▶ _PROBLEM TO SOLVE_
Starting with the first line below, extract each line through the one that contains "-- (146,540) -- (163.5,540) -- cycle;", inclusive, excluding pictures.

▶ _MATERIAL PROVIDED_
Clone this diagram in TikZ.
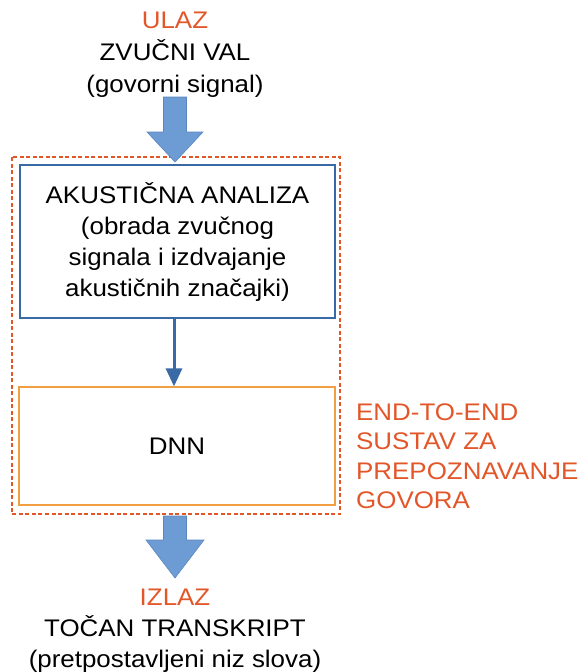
\documentclass[tikz,border=0pt]{standalone}
\usepackage{fontspec}
\setmainfont[FakeStretch=1.08]{Liberation Sans}
\usetikzlibrary{positioning,arrows.meta}
\definecolor{ulazred}{HTML}{E2572A}
\definecolor{arrowblue}{HTML}{6D9BD3}
\definecolor{arrowedge}{HTML}{5A86BE}
\definecolor{boxblue}{HTML}{3A6AA6}
\definecolor{dnnorange}{HTML}{F0A040}
\tikzset{
    txt/.style={font=\fontsize{24}{31}\selectfont, align=center, inner sep=0pt},
    stagebox/.style={draw, rectangle, inner sep=0pt, font=\fontsize{24}{31}\selectfont, align=center},
    bigarrow/.style={fill=arrowblue, draw=arrowedge, line width=0.6pt}
}
\begin{document}
\begin{tikzpicture}[x=1pt,y=-1pt]
    \useasboundingbox (0,0) rectangle (588,672);

    % Input
    \node[txt, font=\fontsize{24}{32}\selectfont] (ulaz) at (175,55) {\textcolor{ulazred}{ULAZ}\\ZVUČNI VAL\\(govorni signal)};

    % End-to-end system (dashed frame)
    \draw[ulazred, dash pattern=on 4pt off 2.5pt, line width=1.6pt] (12,157) rectangle (340,514);
    \node[txt, anchor=west, align=left, text=ulazred, font=\fontsize{24}{29.5}\selectfont] (sustav) at (356,456)
        {END-TO-END\\SUSTAV ZA\\PREPOZNAVANJE\\GOVORA};

    % Stages
    \node[stagebox, draw=boxblue, line width=1.8pt, minimum width=315pt, minimum height=153pt] (analiza) at (177.5,241.5)
        {AKUSTIČNA ANALIZA\\(obrada zvučnog\\signala i izdvajanje\\akustičnih značajki)};
    \node[stagebox, draw=dnnorange, line width=1.2pt, minimum width=316pt, minimum height=118pt] (dnn) at (177,446) {DNN};

    \draw[boxblue, line width=3pt, -{Triangle[length=18pt,width=16pt]}] (analiza.south -| 174,0) -- (dnn.north -| 174,0);

    % Big arrows in and out
    \draw[bigarrow] (163.5,97) -- (186.5,97) -- (186.5,132) -- (203,132) -- (175,162)
        -- (147,132) -- (163.5,132) -- cycle;
    \draw[bigarrow] (163.5,516) -- (186.5,516) -- (186.5,540) -- (204,540) -- (175,578)
        -- (146,540) -- (163.5,540) -- cycle;

    % Output
    \node[txt] (izlaz) at (175,631) {\textcolor{ulazred}{IZLAZ}\\TOČAN TRANSKRIPT\\(pretpostavljeni niz slova)};
\end{tikzpicture}
\end{document}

▶ _COMPLETE OUTPUT_
Clone this diagram in TikZ.
\documentclass[tikz,border=0pt]{standalone}
\usepackage{fontspec}
\setmainfont[FakeStretch=1.08]{Liberation Sans}
\usetikzlibrary{positioning,arrows.meta}
\definecolor{ulazred}{HTML}{E2572A}
\definecolor{arrowblue}{HTML}{6D9BD3}
\definecolor{arrowedge}{HTML}{5A86BE}
\definecolor{boxblue}{HTML}{3A6AA6}
\definecolor{dnnorange}{HTML}{F0A040}
\tikzset{
    txt/.style={font=\fontsize{24}{31}\selectfont, align=center, inner sep=0pt},
    stagebox/.style={draw, rectangle, inner sep=0pt, font=\fontsize{24}{31}\selectfont, align=center},
    bigarrow/.style={fill=arrowblue, draw=arrowedge, line width=0.6pt}
}
\begin{document}
\begin{tikzpicture}[x=1pt,y=-1pt]
    \useasboundingbox (0,0) rectangle (588,672);

    % Input
    \node[txt, font=\fontsize{24}{32}\selectfont] (ulaz) at (175,55) {\textcolor{ulazred}{ULAZ}\\ZVUČNI VAL\\(govorni signal)};

    % End-to-end system (dashed frame)
    \draw[ulazred, dash pattern=on 4pt off 2.5pt, line width=1.6pt] (12,157) rectangle (340,514);
    \node[txt, anchor=west, align=left, text=ulazred, font=\fontsize{24}{29.5}\selectfont] (sustav) at (356,456)
        {END-TO-END\\SUSTAV ZA\\PREPOZNAVANJE\\GOVORA};

    % Stages
    \node[stagebox, draw=boxblue, line width=1.8pt, minimum width=315pt, minimum height=153pt] (analiza) at (177.5,241.5)
        {AKUSTIČNA ANALIZA\\(obrada zvučnog\\signala i izdvajanje\\akustičnih značajki)};
    \node[stagebox, draw=dnnorange, line width=1.2pt, minimum width=316pt, minimum height=118pt] (dnn) at (177,446) {DNN};

    \draw[boxblue, line width=3pt, -{Triangle[length=18pt,width=16pt]}] (analiza.south -| 174,0) -- (dnn.north -| 174,0);

    % Big arrows in and out
    \draw[bigarrow] (163.5,97) -- (186.5,97) -- (186.5,132) -- (203,132) -- (175,162)
        -- (147,132) -- (163.5,132) -- cycle;
    \draw[bigarrow] (163.5,516) -- (186.5,516) -- (186.5,540) -- (204,540) -- (175,578)
        -- (146,540) -- (163.5,540) -- cycle;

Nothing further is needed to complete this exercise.